Valentina receives Thorvald Stoltenberg's award for her work on minorities rights in the Barents region
"I believe international cooperation is important on all levels. It helps you see the world with other eyes, exchange experiences, understand there are other values than your own, Valentina Likoshva said.
Valentina Likoshva (39) from Murmansk has for years been advocating social justice, LGBT rights, migrants and refugees and others who fall outside society’s norms.
It was Thorvald Stoltenberg’s grandson, Emil Aas Stoltenberg, who announced the award winner at the Kirkenes conference on February 17. This year in a virtual version due to Covid-19 pandemic.
“Valentina gets the prize for her work over many years for social justice, equality, health and human rights in the Barents region,” Emil Aas Stoltenberg said.
He underlined the important role Valentina Likoshva had as the initiator of Barents Pride, an annual cross-border event with parades and meetings for the LGBT community in northern Norway, Russia and internationally.
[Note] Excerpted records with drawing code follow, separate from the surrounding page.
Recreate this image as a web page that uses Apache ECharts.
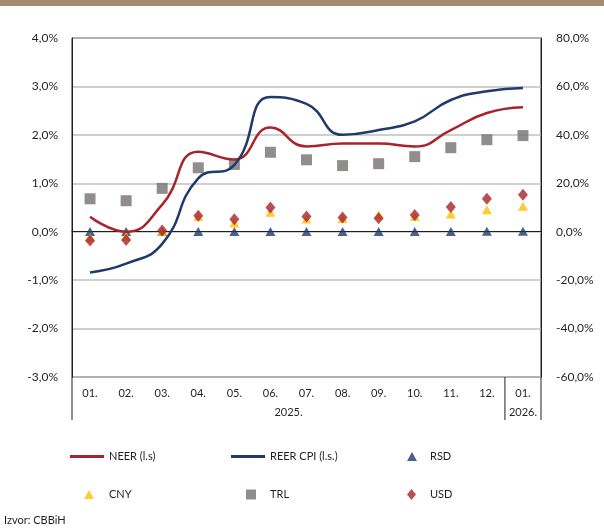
<!DOCTYPE html>
<html>
<head>
<meta charset="utf-8">
<script src="https://cdn.jsdelivr.net/npm/echarts@6/dist/echarts.min.js"></script>
<style>
  html, body { margin: 0; padding: 0; background: #fff; }
  #main { width: 604px; height: 528px; }
</style>
</head>
<body>
<div id="main"></div>
<script>
// mjeseci i godine
var months = ['01.', '02.', '03.', '04.', '05.', '06.', '07.', '08.', '09.', '10.', '11.', '12.', '01.'];
var years = ['2025.', '2026.'];
var yearSpan = [12, 1]; // broj mjeseci po godini

// lijeva skala (%)
var neer = [0.31, 0.0, 0.56, 1.65, 1.49, 2.15, 1.76, 1.82, 1.82, 1.76, 2.1, 2.45, 2.57];
var reerCpi = [-0.84, -0.66, -0.25, 1.1, 1.38, 2.78, 2.64, 2.0, 2.1, 2.28, 2.72, 2.9, 2.97];

// desna skala (%)
var rsd = [0.1, 0.1, 0.1, 0.1, 0.1, 0.1, 0.1, 0.1, 0.1, 0.1, 0.1, 0.2, 0.2];
var cny = [-2.5, -1.9, 0.1, 6.3, 3.6, 8.0, 5.2, 5.5, 7.0, 6.3, 7.3, 9.1, 10.5];
var trl = [13.6, 12.8, 17.9, 26.4, 27.8, 32.8, 29.7, 27.3, 28.1, 31.0, 34.7, 38.0, 39.7];
var usd = [-3.6, -3.4, 0.5, 6.6, 5.1, 10.0, 6.3, 5.9, 5.6, 6.9, 10.2, 13.6, 15.3];

var FONT = 'Lato';
var TXT = '#231f20';

function pct(v) {
  return v.toFixed(1).replace('.', ',') + '%';
}

var chart = echarts.init(document.getElementById('main'));

// legende - svaka stavka posebno
function legendItem(name, left, top, w, h, icon, gap) {
  return {
    data: [name],
    left: left,
    top: top,
    padding: 0,
    icon: icon,
    itemWidth: w,
    itemHeight: h,
    itemGap: 0,
    selectedMode: false,
    textStyle: { fontFamily: FONT, fontSize: 11, color: TXT, padding: [0, 0, 0, gap] }
  };
}

var option = {
  animation: false,
  textStyle: { fontFamily: FONT },
  grid: {
    left: 72, right: 63, top: 38, bottom: 151,
    show: true, borderColor: '#231f20', borderWidth: 1
  },
  legend: [
    legendItem('NEER (l.s)', 70, 451, 34, 3, 'rect', 0),
    legendItem('REER CPI (l.s.)', 231, 451, 34, 3, 'rect', 0),
    legendItem('RSD', 407, 451, 10, 9, 'triangle', 8),
    legendItem('CNY', 84, 489, 10, 9, 'triangle', 10),
    legendItem('TRL', 246, 489, 10, 10, 'rect', 9),
    legendItem('USD', 407, 489, 9, 11, 'diamond', 9)
  ],
  xAxis: {
    type: 'category',
    data: months,
    boundaryGap: true,
    axisLine: { lineStyle: { color: '#231f20', width: 1 } },
    axisTick: { show: false },
    axisLabel: { color: TXT, fontSize: 11, fontFamily: FONT, margin: 11 },
    splitLine: { show: false }
  },
  yAxis: [{
    type: 'value',
    min: -3, max: 4, interval: 1,
    axisLine: { show: true, lineStyle: { color: '#231f20' } },
    axisTick: { show: false },
    axisLabel: { color: TXT, fontSize: 12, fontFamily: FONT, margin: 14, formatter: pct },
    splitLine: { lineStyle: { color: '#bfbfbf', width: 1.5 } }
  }, {
    type: 'value',
    min: -60, max: 80, interval: 20,
    axisLine: { show: true, lineStyle: { color: '#231f20' } },
    axisTick: { show: false },
    axisLabel: { color: TXT, fontSize: 12, fontFamily: FONT, margin: 15, formatter: pct },
    splitLine: { show: false }
  }],
  series: [{
    name: 'NEER (l.s)', type: 'line', data: neer, yAxisIndex: 0,
    smooth: 0.5, symbol: 'none',
    lineStyle: { color: '#a8232b', width: 2.5 }, itemStyle: { color: '#a8232b' }
  }, {
    name: 'REER CPI (l.s.)', type: 'line', data: reerCpi, yAxisIndex: 0,
    smooth: 0.5, symbol: 'none',
    lineStyle: { color: '#1f3a6b', width: 2.5 }, itemStyle: { color: '#1f3a6b' }
  }, {
    name: 'RSD', type: 'scatter', data: rsd, yAxisIndex: 1,
    symbol: 'triangle', symbolSize: [10, 9], itemStyle: { color: '#1f3a6b' }
  }, {
    name: 'CNY', type: 'scatter', data: cny, yAxisIndex: 1,
    symbol: 'triangle', symbolSize: [10, 9], itemStyle: { color: '#ffc000' }
  }, {
    name: 'TRL', type: 'scatter', data: trl, yAxisIndex: 1,
    symbol: 'rect', symbolSize: 11, itemStyle: { color: '#767171' }
  }, {
    name: 'USD', type: 'scatter', data: usd, yAxisIndex: 1,
    symbol: 'diamond', symbolSize: [10, 12], itemStyle: { color: '#a8232b' }
  }]
};

chart.setOption(option);

// razdjelnici godina ispod ose i natpisi godina
var y0 = chart.convertToPixel({ yAxisIndex: 0 }, -3);
var c0 = chart.convertToPixel({ xAxisIndex: 0 }, 0);
var c1 = chart.convertToPixel({ xAxisIndex: 0 }, 1);
var step = c1 - c0;
var graphics = [{
  type: 'rect', left: 0, top: 0, shape: { x: 0, y: 0, width: 604, height: 6 },
  style: { fill: '#a58b6f' }
}, {
  type: 'text', left: 4, top: 515,
  style: { text: 'Izvor: CBBiH', fontFamily: FONT, fontSize: 11, fill: TXT }
}];
var start = 0;
var xStart = c0 - step / 2;
graphics.push({ type: 'line', shape: { x1: xStart, y1: y0, x2: xStart, y2: y0 + 43 }, style: { stroke: '#231f20', lineWidth: 1 } });
for (var i = 0; i < years.length; i++) {
  var xa = c0 - step / 2 + start * step;
  var xb = xa + yearSpan[i] * step;
  graphics.push({ type: 'line', shape: { x1: xb, y1: y0, x2: xb, y2: y0 + 43 }, style: { stroke: '#231f20', lineWidth: 1 } });
  graphics.push({
    type: 'text', x: (xa + xb) / 2, y: y0 + 35,
    style: { text: years[i], fontFamily: FONT, fontSize: 11, fill: TXT, align: 'center', verticalAlign: 'middle' }
  });
  start += yearSpan[i];
}
chart.setOption({ graphic: graphics });
</script>
</body>
</html>
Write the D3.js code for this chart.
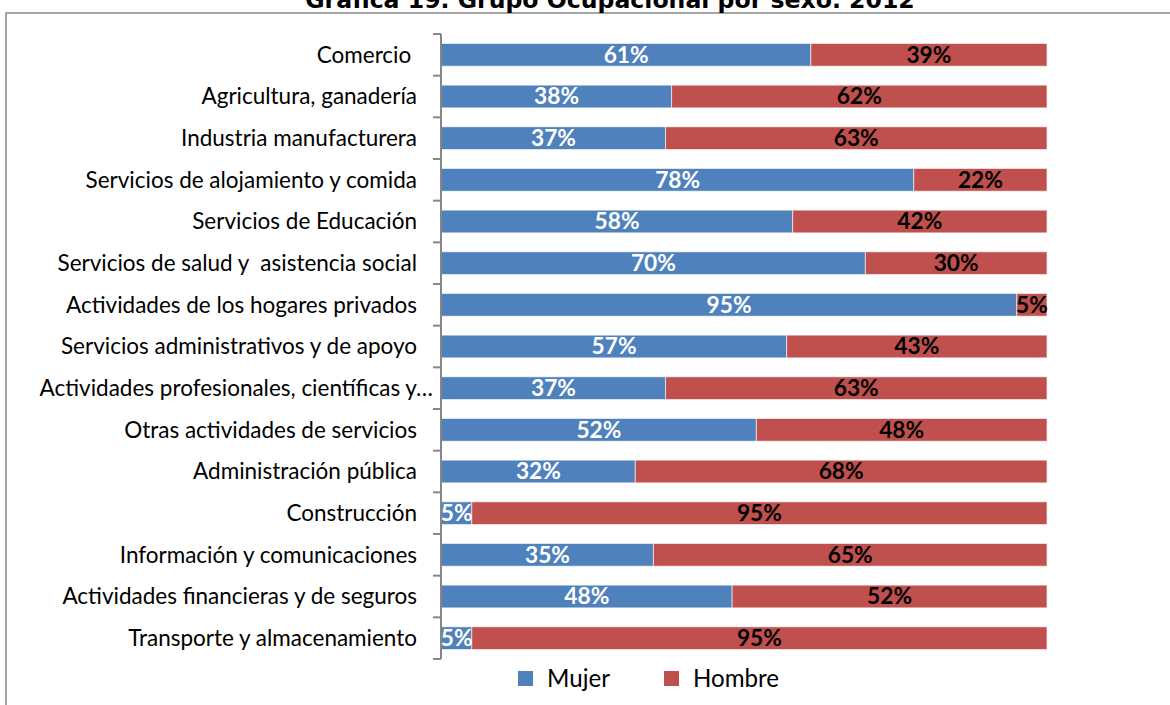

Thorvald Stoltenberg’s award for promoting international dialogue consists of a 20,000 kroner (€1,960) travel grant and a miniature bust of the former Norwegian Foreign Minister who in 1993 initiated the Barents cooperation together with his Russian colleague Andrei Kozyrev and the other Nordic foreign ministers.
“I believe international cooperation is important on all levels. It helps you see the world with other eyes, exchange experiences, understand other values than your own,” Valentina Likoshva said in a pre-recorded interview at the virtual conference.
Barents cooperation
Thorvald Stoltenberg died in 2018, 87 years old.
“In 1992 I saw the possibility of making this closed border between Norway and Russia into a bridge, instead of a barrier, changing the relation from confrontation to cooperation,” he once said to the Barents Observer.
The purpose of the Barents cooperation is to strengthen east-west infrastructure, establish people-to-people contacts and thereby contribute to the economic, cultural and social development of the Region. The Barents Cooperation promotes people-to-people contacts and economic development and creates good conditions for interregional exchange in many different fields like culture, indigenous peoples, youth, education, trade, environment, transportation and health.
In recent years, the cross-border people’s cooperation has been troubled by severe crackdowns on civil society by Russian authorities.
Many of the non-governmental organizations previously key to the Barents cooperation have been added to Kremlin’s “foreign agent” list, forcing many to cease activities. One such organization was the LGBT-friendly NGO Maximum in Murmansk. The organization provided psychiatric support for youth and arranged seminars and meetings with similar organizations in the Barents region.